Oder wollen wir das alles am Ende gar nicht so genau wissen? Was andere über uns mit dem Netz herausfischen, haben wir ja schließlich selbst in den digitalen Teich geworfen. Manchmal vielleicht in einem blinden Glauben an die Vision einer altruistischen Kultur des Teilens. Meistens aber aus Zeitmangel: Haken ans Kästchen neben der ungelesenen Datenschutzerklärung, dann die Enter-Taste und Tschüß!
Gegenwärtig herrscht wohl mehr Vertrauen gegenüber einem Algorithmus als gegenüber einer Behörde. Skepsis ist gegenüber der freien Datenwirtschaft jedoch genauso angebracht wie gegenüber dem Staat. Vor allem sollten wir uns die Hybris verkneifen zu glauben, mit den richtigen Apps schon alles selbst im Griff behalten zu können. Genau hier verläuft die Grenze zwischen Naivität und Gemeingefährlichkeit.
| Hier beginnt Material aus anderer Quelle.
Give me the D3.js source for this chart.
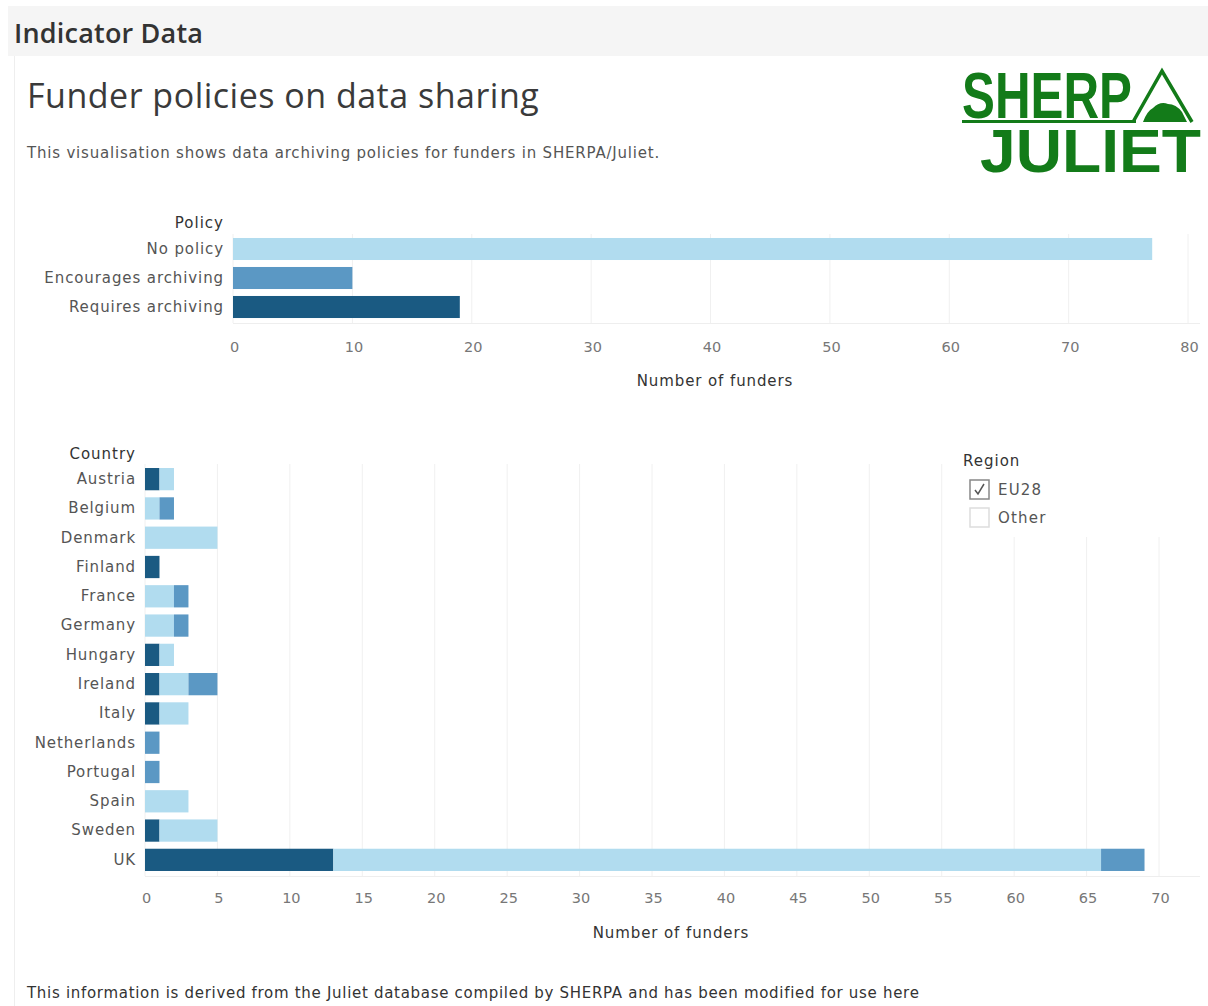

Wir brauchen ein stärker reguliertes Internet, überwacht von vertrauenswürdigen staatlichen Organisationen, legitimiert durch demokratischen Mehrheiten, ersonnen in den üblichen anstrengenden Verhandlungen. Wir werden lange auf dem Weg sein und auf dieser Strecke brauchen wir Datenbürger vor allem eins: Wachsamkeit im eigenen Handeln, das immer seine digitalen Spuren hinterlassen wird.
Ich merke übrigens gerade bei solchen Themen, dass ich alt werde. Wenn es früher geheißen hätte „Ehemaliger US-Agent ist mit Staatsgeheimnissen auf seiner Flucht durch chinesische Hilfe in Moskau untergetaucht, bevor es über Kuba nach Ecuador weitergehen soll“, dann wäre der Fall ziemlich klar und der Betroffene ziemlich zwielichtig gewesen. Jedenfalls in den Romanen, die ich damals gelesen habe.
Heutzutage ist James Bond offenbar in Pension, der Secret Service eine IT-Abteilung und der gefeierte Held ein blasser, wenngleich irgendwie liebenswert und redlich wirkender Informatiker mit der Lizenz zum Verwirren. Trotzdem ein böses Erwachen.